杀人也分很多种。有一种低能是自诩正义地替天行道,暗杀高官,洋洋自得。同样的低能杀人犯之间也有云泥之别,自诩英雄的人暗杀高官,其出发点应是来自政治观点的判断,然而都是个拥有理论判断能力的成年人了,却弱智地选择了杀人这种手段,行为野蛮且恶劣。少年的情况是被骗去一千日元,开门见山,构不成理论云云,就是幼年普遍的低能。等他智力发育,低能稍稍得到改善,估计就做不出这种事了。虽然同样热爱正义,嫉恶如仇,自诩英雄的人却是以一己之见归结了政界的善恶,甚至为此杀人,却不知反省自身行为的善恶,反倒骄傲地以英雄自居,好一副野人嘴脸,没有比这更像文明人的邻居的了。但少年憎恨的恶却很纯朴、直接,他所爱的正义也并非野人那异想天开的作威作福,而是世俗寻常的纯朴之善。

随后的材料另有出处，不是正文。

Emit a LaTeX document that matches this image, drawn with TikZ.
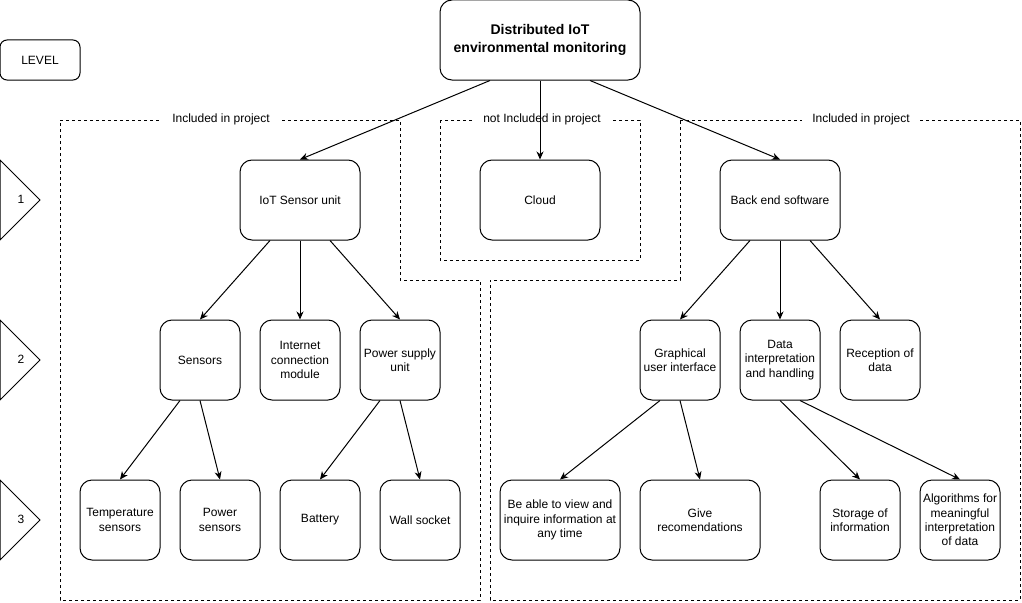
\documentclass[tikz,border=0pt]{standalone}
\usepackage{fontspec}
\setmainfont{Liberation Sans}
\usetikzlibrary{arrows.meta}
\begin{document}
\begin{tikzpicture}[x=1pt,y=-1pt,
  every node/.style={font=\fontsize{12}{14.4}\selectfont},
  box/.style={draw, line width=1pt, rounded corners=12pt, align=center, inner sep=0pt, fill=white},
  b80/.style={box, minimum width=80pt, minimum height=80pt},
  b120/.style={box, minimum width=120pt, minimum height=80pt},
  region/.style={draw, line width=1pt, dash pattern=on 3pt off 3pt},
  rlabel/.style={fill=white, inner xsep=10pt, inner ysep=1pt},
  conn/.style={draw, line width=1pt, -{Stealth[length=8pt,width=7pt,inset=2.5pt]}},
  lvl/.style={draw, line width=1pt}
]
\useasboundingbox (0,0) rectangle (1022,602);

% dashed regions
\draw[region] (60,120) -- (400,120) -- (400,280) -- (480,280) -- (480,600) -- (60,600) -- cycle;
\draw[region] (440,120) rectangle (640,260);
\draw[region] (680,120) -- (1020,120) -- (1020,600) -- (490,600) -- (490,280) -- (680,280) -- cycle;
\node[rlabel] (lab1) at (221,119) {Included in project};
\node[rlabel] (lab2) at (542,119) {not Included in project};
\node[rlabel] (lab3) at (861,119) {Included in project};

% level markers
\node[box, rounded corners=7pt, minimum width=80pt, minimum height=40pt] (level) at (40,60) {LEVEL};
\draw[lvl] (0,160) -- (40,200) -- (0,240) -- cycle;
\draw[lvl] (0,320) -- (40,360) -- (0,400) -- cycle;
\draw[lvl] (0,480) -- (40,520) -- (0,560) -- cycle;
\node (l1) at (21,199) {1};
\node (l2) at (21,359) {2};
\node (l3) at (21,519) {3};

% nodes
\node[box, minimum width=200pt, minimum height=80pt, font=\fontsize{14}{18}\selectfont\bfseries] (top) at (540,40)
  {Distributed IoT\\environmental monitoring};
\node[b120] (iot) at (300,200) {IoT Sensor unit};
\node[b120] (cloud) at (540,200) {Cloud};
\node[b120] (be) at (780,200) {Back end software};

\node[b80] (sens) at (200,360) {Sensors};
\node[b80] (inet) at (300,360) {Internet\\connection\\module};
\node[b80] (psu) at (400,360) {Power supply\\unit};
\node[b80] (gui) at (680,360) {Graphical\\user interface};
\node[b80] (data) at (780,360) {Data\\interpretation\\and handling};
\node[b80] (rec) at (880,360) {Reception of\\data};

\node[b80] (temp) at (120,520) {Temperature\\sensors};
\node[b80] (psens) at (220,520) {Power\\sensors};
\node[b80] (bat) at (320,520) {Battery};
\node[b80] (wall) at (420,520) {Wall socket};
\node[b120] (view) at (560,520) {Be able to view and\\inquire information at\\any time};
\node[b120] (give) at (700,520) {Give\\recomendations};
\node[b80] (stor) at (860,520) {Storage of\\information};
\node[b80] (alg) at (960,520) {Algorithms for\\meaningful\\interpretation\\of data};

% connectors
\draw[conn] ([xshift=-50pt]top.south) -- (iot.north);
\draw[conn] (top.south) -- (cloud.north);
\draw[conn] ([xshift=50pt]top.south) -- (be.north);

\draw[conn] ([xshift=-30pt]iot.south) -- (sens.north);
\draw[conn] (iot.south) -- (inet.north);
\draw[conn] ([xshift=30pt]iot.south) -- (psu.north);

\draw[conn] ([xshift=-20pt]sens.south) -- (temp.north);
\draw[conn] (sens.south) -- (psens.north);
\draw[conn] ([xshift=-20pt]psu.south) -- (bat.north);
\draw[conn] (psu.south) -- (wall.north);

\draw[conn] ([xshift=-30pt]be.south) -- (gui.north);
\draw[conn] (be.south) -- (data.north);
\draw[conn] ([xshift=30pt]be.south) -- (rec.north);

\draw[conn] ([xshift=-20pt]gui.south) -- (view.north);
\draw[conn] (gui.south) -- (give.north);
\draw[conn] (data.south) -- (stor.north);
\draw[conn] ([xshift=20pt]data.south) -- (alg.north);
\end{tikzpicture}
\end{document}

少年表现的低能不像硬伤,想来以后会有所长进,只要提高智商,那么应该还有救。视杀人为神圣的冷静弱智才无药可救。就像一只疯狗自诩正义,若不与疯狗同流,怎么也不会想到发起战争。少年长大后智力发育,就不会借着幼儿的歪理拿起武器捅人了吧。我期待这个少年保持着嫉恶如仇之心,快点长大成人。大人净是怪物。你也会成为怪物吧,但看起来缺乏成为大怪物的潜力。